[Stored records]
%%
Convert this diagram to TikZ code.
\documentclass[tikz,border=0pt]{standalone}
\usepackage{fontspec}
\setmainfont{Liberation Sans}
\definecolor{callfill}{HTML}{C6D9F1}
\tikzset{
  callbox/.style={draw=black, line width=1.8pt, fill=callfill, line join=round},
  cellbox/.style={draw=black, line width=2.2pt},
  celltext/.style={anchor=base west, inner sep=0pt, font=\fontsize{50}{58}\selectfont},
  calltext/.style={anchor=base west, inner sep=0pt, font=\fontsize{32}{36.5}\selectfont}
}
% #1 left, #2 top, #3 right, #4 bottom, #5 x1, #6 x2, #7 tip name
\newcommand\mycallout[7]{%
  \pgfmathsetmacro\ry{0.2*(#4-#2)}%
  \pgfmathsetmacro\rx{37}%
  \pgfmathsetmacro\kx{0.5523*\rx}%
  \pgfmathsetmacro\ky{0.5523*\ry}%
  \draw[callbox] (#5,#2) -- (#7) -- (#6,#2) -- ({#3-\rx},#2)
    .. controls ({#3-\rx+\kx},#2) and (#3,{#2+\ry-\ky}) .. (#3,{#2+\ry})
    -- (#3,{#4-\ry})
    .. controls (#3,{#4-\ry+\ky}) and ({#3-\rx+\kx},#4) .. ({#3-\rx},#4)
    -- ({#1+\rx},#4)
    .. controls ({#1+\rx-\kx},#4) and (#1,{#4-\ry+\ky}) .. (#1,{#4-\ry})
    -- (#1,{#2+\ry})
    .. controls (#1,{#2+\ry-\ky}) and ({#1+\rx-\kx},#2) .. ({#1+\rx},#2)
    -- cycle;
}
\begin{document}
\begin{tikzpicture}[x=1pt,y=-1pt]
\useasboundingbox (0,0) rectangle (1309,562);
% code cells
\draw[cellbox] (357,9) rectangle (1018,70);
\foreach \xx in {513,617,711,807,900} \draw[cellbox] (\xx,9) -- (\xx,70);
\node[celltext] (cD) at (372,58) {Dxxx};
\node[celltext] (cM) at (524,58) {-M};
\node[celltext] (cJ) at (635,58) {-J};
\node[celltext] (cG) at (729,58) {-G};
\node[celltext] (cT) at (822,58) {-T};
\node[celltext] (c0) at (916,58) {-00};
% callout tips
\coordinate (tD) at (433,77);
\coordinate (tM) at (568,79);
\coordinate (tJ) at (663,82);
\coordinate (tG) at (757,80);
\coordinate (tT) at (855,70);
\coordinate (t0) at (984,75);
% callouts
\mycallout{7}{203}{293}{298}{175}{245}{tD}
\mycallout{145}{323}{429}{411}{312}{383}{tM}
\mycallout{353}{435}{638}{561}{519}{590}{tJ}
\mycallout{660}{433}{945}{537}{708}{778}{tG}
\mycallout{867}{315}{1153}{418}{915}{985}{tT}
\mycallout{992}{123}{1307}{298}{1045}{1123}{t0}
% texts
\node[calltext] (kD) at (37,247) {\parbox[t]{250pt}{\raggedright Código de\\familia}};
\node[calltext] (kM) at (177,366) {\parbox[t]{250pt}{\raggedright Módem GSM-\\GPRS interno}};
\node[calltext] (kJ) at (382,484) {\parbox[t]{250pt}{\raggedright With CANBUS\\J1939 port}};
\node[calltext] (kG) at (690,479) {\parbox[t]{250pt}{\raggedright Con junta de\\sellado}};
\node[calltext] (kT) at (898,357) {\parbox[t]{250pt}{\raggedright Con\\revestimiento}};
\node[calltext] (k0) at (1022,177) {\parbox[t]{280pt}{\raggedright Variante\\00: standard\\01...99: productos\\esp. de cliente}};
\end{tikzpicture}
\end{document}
%%
%%
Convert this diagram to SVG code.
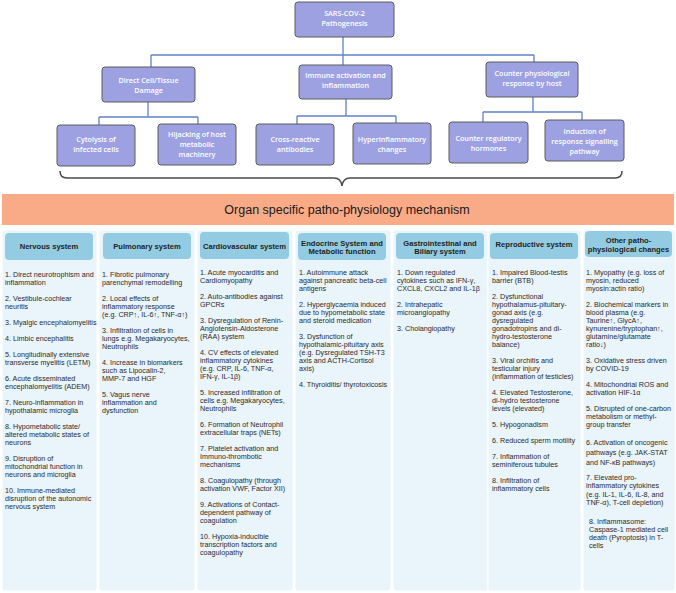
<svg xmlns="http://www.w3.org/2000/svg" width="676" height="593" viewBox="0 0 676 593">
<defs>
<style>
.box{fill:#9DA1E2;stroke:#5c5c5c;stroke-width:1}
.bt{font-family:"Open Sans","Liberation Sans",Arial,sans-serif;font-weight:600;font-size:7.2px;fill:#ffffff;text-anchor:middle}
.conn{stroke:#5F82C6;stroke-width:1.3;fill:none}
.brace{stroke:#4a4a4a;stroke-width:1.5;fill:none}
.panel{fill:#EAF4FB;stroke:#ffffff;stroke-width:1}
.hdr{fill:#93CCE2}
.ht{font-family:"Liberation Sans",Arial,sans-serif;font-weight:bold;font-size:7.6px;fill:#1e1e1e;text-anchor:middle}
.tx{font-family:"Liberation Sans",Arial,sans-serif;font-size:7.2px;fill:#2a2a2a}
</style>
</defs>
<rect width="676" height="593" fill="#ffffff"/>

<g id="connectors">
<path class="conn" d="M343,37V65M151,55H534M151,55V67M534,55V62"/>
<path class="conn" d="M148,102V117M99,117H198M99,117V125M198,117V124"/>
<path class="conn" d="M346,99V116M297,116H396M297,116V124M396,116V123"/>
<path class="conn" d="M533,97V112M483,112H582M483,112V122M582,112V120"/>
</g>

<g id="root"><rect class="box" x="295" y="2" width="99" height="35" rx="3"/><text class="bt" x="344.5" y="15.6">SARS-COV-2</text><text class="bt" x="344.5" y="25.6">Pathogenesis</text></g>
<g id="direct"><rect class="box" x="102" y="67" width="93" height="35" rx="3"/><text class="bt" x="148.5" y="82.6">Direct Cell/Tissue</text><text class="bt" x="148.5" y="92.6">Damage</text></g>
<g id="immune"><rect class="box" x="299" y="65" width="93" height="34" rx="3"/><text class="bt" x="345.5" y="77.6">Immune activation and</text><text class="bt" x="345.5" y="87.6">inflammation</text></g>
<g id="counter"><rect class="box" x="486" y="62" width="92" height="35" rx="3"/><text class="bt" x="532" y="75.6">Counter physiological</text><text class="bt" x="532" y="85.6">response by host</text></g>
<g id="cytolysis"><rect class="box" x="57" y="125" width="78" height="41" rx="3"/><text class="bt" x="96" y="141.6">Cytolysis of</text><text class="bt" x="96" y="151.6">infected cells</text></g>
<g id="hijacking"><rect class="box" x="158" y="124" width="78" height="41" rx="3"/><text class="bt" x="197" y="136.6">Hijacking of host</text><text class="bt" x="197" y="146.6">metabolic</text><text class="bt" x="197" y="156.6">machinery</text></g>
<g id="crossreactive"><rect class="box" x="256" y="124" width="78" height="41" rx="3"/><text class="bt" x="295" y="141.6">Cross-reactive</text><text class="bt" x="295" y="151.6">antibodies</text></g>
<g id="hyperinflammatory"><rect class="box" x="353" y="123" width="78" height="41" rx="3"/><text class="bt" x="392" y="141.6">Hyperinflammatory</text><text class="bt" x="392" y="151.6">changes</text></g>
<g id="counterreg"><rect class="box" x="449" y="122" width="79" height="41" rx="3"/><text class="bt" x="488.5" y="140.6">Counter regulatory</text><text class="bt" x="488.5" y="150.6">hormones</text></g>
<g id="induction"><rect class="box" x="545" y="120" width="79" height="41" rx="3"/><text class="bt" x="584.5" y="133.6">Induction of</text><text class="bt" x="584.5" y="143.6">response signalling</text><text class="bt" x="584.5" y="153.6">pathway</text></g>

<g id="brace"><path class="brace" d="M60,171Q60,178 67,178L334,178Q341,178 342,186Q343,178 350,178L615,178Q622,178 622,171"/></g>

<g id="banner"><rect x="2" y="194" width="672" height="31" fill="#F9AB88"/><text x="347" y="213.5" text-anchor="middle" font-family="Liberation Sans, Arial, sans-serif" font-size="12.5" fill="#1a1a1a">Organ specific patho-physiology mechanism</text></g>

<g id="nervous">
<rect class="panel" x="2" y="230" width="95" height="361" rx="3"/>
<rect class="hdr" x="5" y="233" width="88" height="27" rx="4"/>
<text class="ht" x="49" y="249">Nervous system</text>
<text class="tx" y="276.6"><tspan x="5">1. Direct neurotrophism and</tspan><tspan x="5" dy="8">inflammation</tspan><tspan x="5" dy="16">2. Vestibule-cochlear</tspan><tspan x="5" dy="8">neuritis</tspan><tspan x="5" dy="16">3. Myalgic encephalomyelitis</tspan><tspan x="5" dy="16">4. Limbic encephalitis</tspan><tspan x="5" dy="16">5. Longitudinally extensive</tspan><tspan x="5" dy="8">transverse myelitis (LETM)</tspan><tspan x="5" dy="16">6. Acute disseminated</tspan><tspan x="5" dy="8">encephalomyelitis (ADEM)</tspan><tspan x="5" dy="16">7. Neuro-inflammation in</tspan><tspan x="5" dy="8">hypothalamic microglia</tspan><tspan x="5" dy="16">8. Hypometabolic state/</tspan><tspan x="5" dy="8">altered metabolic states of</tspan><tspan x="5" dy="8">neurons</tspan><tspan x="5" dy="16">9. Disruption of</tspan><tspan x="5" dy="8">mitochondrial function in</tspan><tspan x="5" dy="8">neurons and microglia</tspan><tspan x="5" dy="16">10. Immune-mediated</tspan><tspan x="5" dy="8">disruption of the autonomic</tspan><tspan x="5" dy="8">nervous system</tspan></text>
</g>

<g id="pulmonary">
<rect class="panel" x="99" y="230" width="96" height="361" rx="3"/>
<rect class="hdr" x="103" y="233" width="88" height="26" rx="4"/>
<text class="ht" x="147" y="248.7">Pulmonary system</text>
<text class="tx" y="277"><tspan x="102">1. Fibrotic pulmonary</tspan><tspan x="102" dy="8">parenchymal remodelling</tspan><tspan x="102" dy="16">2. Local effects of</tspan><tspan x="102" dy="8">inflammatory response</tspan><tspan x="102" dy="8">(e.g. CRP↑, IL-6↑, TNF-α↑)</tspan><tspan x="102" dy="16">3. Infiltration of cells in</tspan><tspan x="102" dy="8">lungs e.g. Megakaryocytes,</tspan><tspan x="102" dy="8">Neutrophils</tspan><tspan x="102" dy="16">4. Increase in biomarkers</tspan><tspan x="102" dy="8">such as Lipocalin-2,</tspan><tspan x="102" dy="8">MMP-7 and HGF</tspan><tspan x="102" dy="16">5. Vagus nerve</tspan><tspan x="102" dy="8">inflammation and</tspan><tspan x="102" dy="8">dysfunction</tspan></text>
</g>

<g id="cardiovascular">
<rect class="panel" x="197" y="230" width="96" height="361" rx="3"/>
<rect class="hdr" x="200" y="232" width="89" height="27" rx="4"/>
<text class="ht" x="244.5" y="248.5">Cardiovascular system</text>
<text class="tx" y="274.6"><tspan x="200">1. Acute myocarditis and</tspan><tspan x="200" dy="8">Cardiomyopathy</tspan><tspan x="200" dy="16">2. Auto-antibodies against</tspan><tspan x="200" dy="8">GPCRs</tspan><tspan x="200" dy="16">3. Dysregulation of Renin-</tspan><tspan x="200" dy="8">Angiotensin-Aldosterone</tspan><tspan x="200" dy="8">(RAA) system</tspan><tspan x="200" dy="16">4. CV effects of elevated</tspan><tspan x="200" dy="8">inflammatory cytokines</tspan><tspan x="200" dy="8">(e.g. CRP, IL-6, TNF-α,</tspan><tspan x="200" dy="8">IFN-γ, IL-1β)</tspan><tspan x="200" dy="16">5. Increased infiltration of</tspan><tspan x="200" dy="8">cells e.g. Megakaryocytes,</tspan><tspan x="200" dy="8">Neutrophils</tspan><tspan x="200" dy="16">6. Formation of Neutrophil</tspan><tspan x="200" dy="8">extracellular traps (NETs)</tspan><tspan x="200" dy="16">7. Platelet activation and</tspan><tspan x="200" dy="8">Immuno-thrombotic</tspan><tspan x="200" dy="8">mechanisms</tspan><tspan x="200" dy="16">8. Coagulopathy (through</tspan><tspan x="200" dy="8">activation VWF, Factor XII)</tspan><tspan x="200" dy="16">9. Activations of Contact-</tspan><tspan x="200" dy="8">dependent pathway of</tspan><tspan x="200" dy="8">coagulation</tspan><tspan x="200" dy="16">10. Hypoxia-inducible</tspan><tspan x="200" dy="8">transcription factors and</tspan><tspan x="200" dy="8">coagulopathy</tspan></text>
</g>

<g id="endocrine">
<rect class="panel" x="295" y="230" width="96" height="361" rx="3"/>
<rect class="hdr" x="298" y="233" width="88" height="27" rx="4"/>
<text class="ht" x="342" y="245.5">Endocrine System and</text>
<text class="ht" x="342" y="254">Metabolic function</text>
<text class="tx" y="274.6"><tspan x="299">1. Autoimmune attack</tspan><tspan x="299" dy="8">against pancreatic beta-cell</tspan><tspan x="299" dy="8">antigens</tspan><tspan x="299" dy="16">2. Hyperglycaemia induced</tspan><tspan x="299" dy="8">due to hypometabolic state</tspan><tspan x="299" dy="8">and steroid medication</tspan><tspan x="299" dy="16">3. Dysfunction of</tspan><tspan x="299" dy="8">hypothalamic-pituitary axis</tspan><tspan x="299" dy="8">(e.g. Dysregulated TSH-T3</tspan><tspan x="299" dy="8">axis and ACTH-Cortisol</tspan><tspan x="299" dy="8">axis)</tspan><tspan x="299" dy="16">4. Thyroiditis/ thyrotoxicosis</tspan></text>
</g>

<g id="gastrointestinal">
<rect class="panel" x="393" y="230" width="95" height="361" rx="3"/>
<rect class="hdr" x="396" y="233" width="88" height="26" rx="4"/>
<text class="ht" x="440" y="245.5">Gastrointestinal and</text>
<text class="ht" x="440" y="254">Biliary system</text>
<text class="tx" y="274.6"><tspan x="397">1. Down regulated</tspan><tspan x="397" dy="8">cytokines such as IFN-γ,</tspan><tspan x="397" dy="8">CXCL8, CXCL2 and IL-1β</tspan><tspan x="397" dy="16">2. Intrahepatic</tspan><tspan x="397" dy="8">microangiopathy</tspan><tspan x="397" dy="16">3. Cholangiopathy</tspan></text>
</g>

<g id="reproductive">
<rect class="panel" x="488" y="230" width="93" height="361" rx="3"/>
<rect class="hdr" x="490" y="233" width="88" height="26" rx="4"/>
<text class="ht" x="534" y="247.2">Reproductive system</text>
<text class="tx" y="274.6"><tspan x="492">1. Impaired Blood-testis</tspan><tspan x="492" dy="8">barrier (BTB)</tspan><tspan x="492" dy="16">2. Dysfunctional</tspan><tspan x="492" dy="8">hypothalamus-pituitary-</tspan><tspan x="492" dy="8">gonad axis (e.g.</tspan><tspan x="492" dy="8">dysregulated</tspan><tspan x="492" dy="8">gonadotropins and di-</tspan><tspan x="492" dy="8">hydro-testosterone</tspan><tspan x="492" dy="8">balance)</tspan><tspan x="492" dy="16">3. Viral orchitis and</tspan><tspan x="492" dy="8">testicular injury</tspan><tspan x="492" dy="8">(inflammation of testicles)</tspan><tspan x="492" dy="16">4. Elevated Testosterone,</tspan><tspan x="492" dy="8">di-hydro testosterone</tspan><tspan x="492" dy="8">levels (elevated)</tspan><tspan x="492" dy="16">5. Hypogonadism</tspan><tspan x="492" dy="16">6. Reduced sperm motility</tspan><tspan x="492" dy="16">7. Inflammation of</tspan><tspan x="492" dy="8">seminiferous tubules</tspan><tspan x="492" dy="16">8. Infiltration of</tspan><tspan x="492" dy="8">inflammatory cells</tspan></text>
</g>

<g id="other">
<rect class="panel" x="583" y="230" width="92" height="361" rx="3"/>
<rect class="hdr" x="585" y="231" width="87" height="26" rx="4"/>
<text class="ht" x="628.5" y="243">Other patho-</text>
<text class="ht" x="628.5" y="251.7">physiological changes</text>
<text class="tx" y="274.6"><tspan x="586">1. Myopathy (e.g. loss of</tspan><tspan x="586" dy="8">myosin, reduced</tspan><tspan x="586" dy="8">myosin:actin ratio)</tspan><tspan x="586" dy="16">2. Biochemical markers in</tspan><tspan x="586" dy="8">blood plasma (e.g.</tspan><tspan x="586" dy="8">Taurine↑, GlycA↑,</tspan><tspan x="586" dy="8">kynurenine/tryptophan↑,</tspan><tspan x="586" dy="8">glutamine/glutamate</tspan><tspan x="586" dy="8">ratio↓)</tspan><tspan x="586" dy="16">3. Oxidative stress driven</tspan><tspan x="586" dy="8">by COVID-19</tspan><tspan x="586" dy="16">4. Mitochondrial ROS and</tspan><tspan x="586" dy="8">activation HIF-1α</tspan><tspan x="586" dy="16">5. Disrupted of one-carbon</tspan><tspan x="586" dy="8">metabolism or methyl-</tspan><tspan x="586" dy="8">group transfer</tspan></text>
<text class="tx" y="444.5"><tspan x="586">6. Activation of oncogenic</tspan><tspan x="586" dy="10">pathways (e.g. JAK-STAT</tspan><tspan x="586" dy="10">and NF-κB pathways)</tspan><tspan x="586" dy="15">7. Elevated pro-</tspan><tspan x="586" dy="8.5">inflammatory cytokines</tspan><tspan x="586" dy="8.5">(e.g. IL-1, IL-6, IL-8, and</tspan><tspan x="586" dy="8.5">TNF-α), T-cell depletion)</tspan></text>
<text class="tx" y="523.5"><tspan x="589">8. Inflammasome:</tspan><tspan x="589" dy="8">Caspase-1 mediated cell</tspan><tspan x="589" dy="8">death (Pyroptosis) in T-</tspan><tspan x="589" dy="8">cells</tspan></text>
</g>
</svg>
%%
Work instructions: Report how many lines in the records above contain the word "diagram", giving only the number.

Answer for this exercise: 2